Saturday, April 22, 2006
Recently I've been saying that it is important to distinguish between what people believe, what they say they believe and what they do. The three do not always integrate well together. One can posit many reasons for this, though I believe some form of cognitive modularity and various social psychological pressures can probably account for much of it. It seems a trivial and obvious point, but in discussions about human motives and predictions about their behavior these issues tend to be ignored. The problem is that people have a hard time treating other human beings as natural objects. There's a reason for this, we're damn complicated and hard to figure out. Additionally, our intuitive psychology gives us a lot of "free information" concealed within our heads which we take for granted, we don't have to make recourse to explicit models because we know much of what needs to be known implicitly. We trust introspection because it works well in day to day interactions, we come preloaded with a lot of people interpretation software.
I bring this up because I was remembering a stupid thing I used to say about religious people: if the religious believe in an afterlife why do they get so scared when people are about to kill them? This was a dumb "gotcha" for showing that religious people weren't really that religious, that they didn't really believe that there was an afterlife because they didn't behave as if there was an afterlife when this life was going to get snuffed out. I've seen this come up on the message boards here too, I'm not the only person who has naively expressed this truth as if it's clever.

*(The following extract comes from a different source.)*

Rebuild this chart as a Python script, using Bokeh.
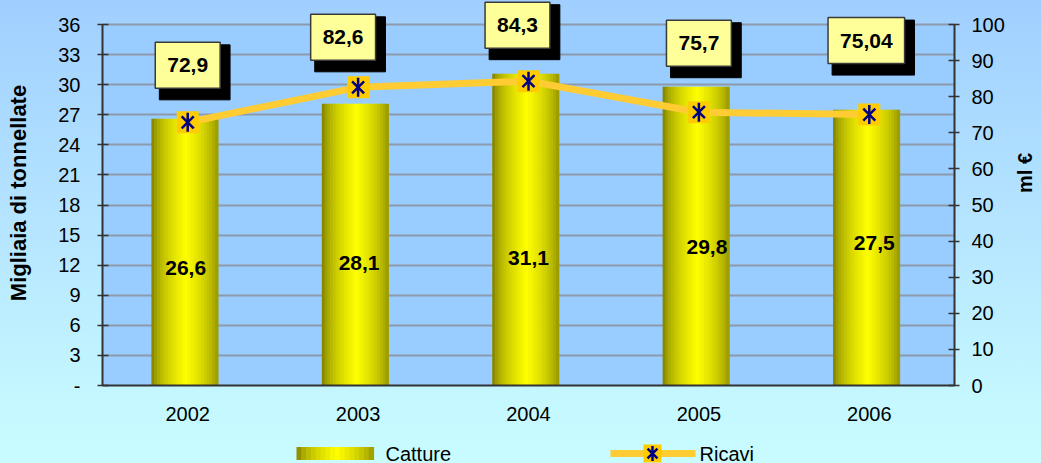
import math
from bokeh.plotting import figure
from bokeh.models import (ColumnDataSource, Range1d, LinearAxis, FactorRange, FixedTicker,
                          Label, BoxAnnotation)
from bokeh.transform import dodge
from bokeh.layouts import column
from bokeh.core.properties import value
from bokeh.embed import file_html
from bokeh.resources import INLINE

# ---------------- data ----------------
years = ["2002", "2003", "2004", "2005", "2006"]
catture = [26.6, 28.1, 31.1, 29.8, 27.5]          # migliaia di tonnellate (left axis)
ricavi = [72.9, 82.6, 84.3, 75.7, 75.04]          # ml € (right axis)
catture_labels = ["26,6", "28,1", "31,1", "29,8", "27,5"]
ricavi_labels = ["72,9", "82,6", "84,3", "75,7", "75,04"]
left_ticks = [0, 3, 6, 9, 12, 15, 18, 21, 24, 27, 30, 33, 36]
right_ticks = [0, 10, 20, 30, 40, 50, 60, 70, 80, 90, 100]
LEFT_MAX, RIGHT_MAX = 36, 100

# ---------------- style ----------------
FONT = "Liberation Sans"
DARK = (0x6C, 0x6C, 0x00)
BRIGHT = (0xFF, 0xFF, 0x00)
BAR_W = 0.39
BAR_SHIFT = -0.016
N_STRIPS = 24
# label box placement (pixel offsets from the Ricavi point; +y is up)
box_dx = [0, -15, -11, 0, -3]
box_dy = [57, 50, 56, 69, 74]
# inner bar label pixel offsets (from a common height inside the bars; +y is down)
in_dx = [-2, 1, 0, 8, 5]
in_dy = [8, 3, -2, -13, -17]
INNER_Y = 12.5

PAGE_W, PAGE_H = 1041, 463
PLOT_L, PLOT_T, PLOT_W, PLOT_H = 102, 24, 852, 361   # the blue plot area
MAIN_BOTTOM = 40
# the frame reaches the top of the page so that value boxes above the plot area are not clipped
FRAME_H = PLOT_T + PLOT_H
EXT = FRAME_H / PLOT_H


def shade(t):
    b = max(0.0, 1 - abs(t - 0.52) / 0.52) ** 0.5
    r = int(DARK[0] + (BRIGHT[0] - DARK[0]) * b)
    g = int(DARK[1] + (BRIGHT[1] - DARK[1]) * b)
    bl = int(DARK[2] + (BRIGHT[2] - DARK[2]) * b)
    return "#%02x%02x%02x" % (r, g, bl)


src = ColumnDataSource(dict(
    year=years, catture=catture, ricavi=ricavi, clab=catture_labels,
    idx=in_dx, idy=in_dy, iy=[INNER_Y] * len(years),
))

p = figure(x_range=FactorRange(factors=years), y_range=Range1d(0, LEFT_MAX * EXT),
           frame_width=PLOT_W, frame_height=FRAME_H,
           min_border_left=PLOT_L, min_border_right=PAGE_W - PLOT_L - PLOT_W,
           min_border_top=0, min_border_bottom=MAIN_BOTTOM,
           output_backend="svg", toolbar_location=None,
           background_fill_color=None, border_fill_color=None, outline_line_color=None)
p.extra_y_ranges = {"ricavi": Range1d(0, RIGHT_MAX * EXT)}

# blue plot area (0..36)
p.add_layout(BoxAnnotation(bottom=0, top=LEFT_MAX, fill_color="#99CCFF", fill_alpha=1.0,
                           line_color=None, level="image"))

ly = p.yaxis[0]
ly.ticker = FixedTicker(ticks=left_ticks)
ly.bounds = (0, LEFT_MAX)
ly.major_label_overrides = {0: "-"}
ly.axis_label = "Migliaia di tonnellate"
ly.axis_label_standoff = 24
ly.major_label_standoff = 17

ry = LinearAxis(y_range_name="ricavi", ticker=FixedTicker(ticks=right_ticks),
                axis_label="ml €", bounds=(0, RIGHT_MAX))
p.add_layout(ry, "right")
ry.axis_label_standoff = 17
ry.major_label_standoff = 12
ry.axis_label_orientation = math.pi / 2

for ax in (ly, ry):
    ax.axis_line_color = "#333333"
    ax.axis_line_width = 2
    ax.major_tick_line_color = "#333333"
    ax.major_tick_line_width = 1.5
    ax.major_tick_in = 6
    ax.major_tick_out = 5
    ax.minor_tick_line_color = None
    ax.major_label_text_font = FONT
    ax.major_label_text_font_size = "20px"
    ax.major_label_text_color = "black"
    ax.axis_label_text_font = FONT
    ax.axis_label_text_font_style = "bold"
    ax.axis_label_text_color = "black"
ly.axis_label_text_font_size = "22px"
ry.axis_label_text_font_size = "20px"

xa = p.xaxis[0]
xa.axis_line_color = "#333333"
xa.axis_line_width = 2
xa.major_tick_line_color = None
xa.minor_tick_line_color = None
xa.major_label_text_font = FONT
xa.major_label_text_font_size = "20px"
xa.major_label_standoff = 15
xa.major_label_text_color = "black"

p.xgrid.visible = False
p.ygrid.ticker = FixedTicker(ticks=left_ticks)
p.ygrid.grid_line_color = "#8c9aab"
p.ygrid.grid_line_width = 2

# ---------------- bars (cylinder gradient via strips) ----------------
for i in range(N_STRIPS):
    t = (i + 0.5) / N_STRIPS
    off = BAR_SHIFT - BAR_W / 2 + t * BAR_W
    p.vbar(x=dodge("year", off, range=p.x_range), top="catture", bottom=0,
           width=BAR_W / N_STRIPS * 1.25, source=src,
           fill_color=shade(t), line_color=None)

# ---------------- line ----------------
p.line(x="year", y="ricavi", y_range_name="ricavi", source=src,
       line_color="#FFCC33", line_width=7)
p.scatter(x="year", y="ricavi", y_range_name="ricavi", source=src,
          marker="square", size=22, fill_color="#FFCC00", line_color=None)
p.scatter(x="year", y="ricavi", y_range_name="ricavi", source=src,
          marker="x", size=17, line_color="#000080", line_width=2.5)
p.scatter(x="year", y="ricavi", y_range_name="ricavi", source=src,
          marker="dash", angle=math.pi / 2, size=19, line_color="#000080", line_width=2.5)

# ---------------- value boxes ----------------
for i, (v, txt, dx, dy) in enumerate(zip(ricavi, ricavi_labels, box_dx, box_dy)):
    xc = i + 0.5  # synthetic coordinate of the category centre
    p.add_layout(Label(x=xc, y=v, y_range_name="ricavi", x_offset=dx + 7, y_offset=dy - 7,
                       text="\u2007" * len(txt), text_font=FONT, text_font_size="21px",
                       text_font_style="bold", text_align="center", text_baseline="middle",
                       background_fill_color="black", border_line_color="black",
                       padding=(12, 16)))
    p.add_layout(Label(x=xc, y=v, y_range_name="ricavi", x_offset=dx, y_offset=dy,
                       text=txt, text_font=FONT, text_font_size="21px", text_color="black",
                       text_font_style="bold", text_align="center", text_baseline="middle",
                       background_fill_color="#FFFF99", border_line_color="#3a3a3a",
                       border_line_width=1.5, padding=(12, 16)))

p.text(x="year", y="iy", source=src, text="clab", x_offset="idx", y_offset="idy",
       text_font=value(FONT), text_font_size="21px", text_font_style="bold",
       text_color="black", text_align="center", text_baseline="middle")

# ---------------- legend (separate strip; its x data = page pixels) ----------------
LEG_H = PAGE_H - (FRAME_H + MAIN_BOTTOM)
lg = figure(width=PAGE_W, height=LEG_H,
            x_range=Range1d(PLOT_L, PLOT_L + PLOT_W), y_range=Range1d(0, LEG_H),
            frame_width=PLOT_W, min_border_left=PLOT_L,
            min_border_right=PAGE_W - PLOT_L - PLOT_W, min_border_top=0, min_border_bottom=0,
            x_axis_type=None, y_axis_type=None, output_backend="svg",
            toolbar_location=None,
            background_fill_color=None, border_fill_color=None, outline_line_color=None)
lg.xgrid.visible = False
lg.ygrid.visible = False
LY = 10
sw_l, sw_r = 296, 373
n = 16
lefts = [sw_l + (sw_r - sw_l) * i / n for i in range(n)]
rights = [sw_l + (sw_r - sw_l) * (i + 1) / n + 0.6 for i in range(n)]
cols = [shade((i + 0.5) / n) for i in range(n)]
lg.quad(left=lefts, right=rights, bottom=LY - 6.5, top=LY + 6.5, fill_color=cols, line_color=None)
lg.text(x=[385], y=[LY], text=["Catture"], text_font=value(FONT), text_font_size="20px",
        text_align="left", text_baseline="middle", text_color="black")
lg.line(x=[610, 695], y=[LY, LY], line_color="#FFCC33", line_width=7)
lg.scatter(x=[652], y=[LY], marker="square", size=18, fill_color="#FFCC00", line_color=None)
lg.scatter(x=[652], y=[LY], marker="x", size=14, line_color="#000080", line_width=2.5)
lg.scatter(x=[652], y=[LY], marker="dash", angle=math.pi / 2, size=15,
           line_color="#000080", line_width=2.5)
lg.text(x=[699], y=[LY], text=["Ricavi"], text_font=value(FONT), text_font_size="20px",
        text_align="left", text_baseline="middle", text_color="black")

layout = column(p, lg)
layout.styles = {"background": "linear-gradient(180deg, #A0CFFF 0%, #B8E8FF 55%, #C6F9FF 90%, #C8FCFF 100%)"}

open("out.html", "w").write(file_html(layout, INLINE))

The problem is that we assume that people are cognitively integrated, and that there is a tight fidelity between their various beliefs and how they inform one's actions. And, reflectively, if one accepts that evolution has shaped our behavorial suite to some extent, reflexive fear of getting killed would seem to be one of the most adaptive handy mental biases! I was always a big fan of evolutionary psychology, but I was too much a moron to consider this. That is, even if someone sincerely believed that there was a life after, their "instinct" for fear would simply overwhelm their reflective beliefs in the "heat of the moment." Obviously if you didn't have this "flight or fear" sort of instinct, not matter your prior beliefs about the afterlife (most peoples seem to have some expectation of post-mortem sentience, though it usually isn't as cheery as modern religions make it out to be), your long term fitness will decrease. Ultimately you could probably think it through and come to the conclusion that it is best to run and hide, but by that time you might be dead.
Addendum: You can invert this with the "there are no atheists in a foxhole" saying, just because someone makes recourse to divine aid in a moment of duress doesn't mean they rationally believe said being exists. Many unbelievers I know have a strong bias toward wishing there was a divine being, they simply can't reflectively convince themselves that its existence is plausible. It makes sense that native cognitive biases can shunt aside reflection in situations where cost of philosophical inconsistency seems trivial. This sort of in-the-moment apostacy is well known in in religious circles, the Donatist movement in ancient Rome arose because so many Christians, including bishops and church leaders, had apostasized under threat of persecution and death. The orthodox position was that apostates had to be forgiven because of considerations of human nature, while the Donatists rejected such compromises. The reality is that the apostates were almost certainly sincere Christians, they often reverted back the first chance they got, but they also had a strong instinctive fear of death, so they compromised their principles.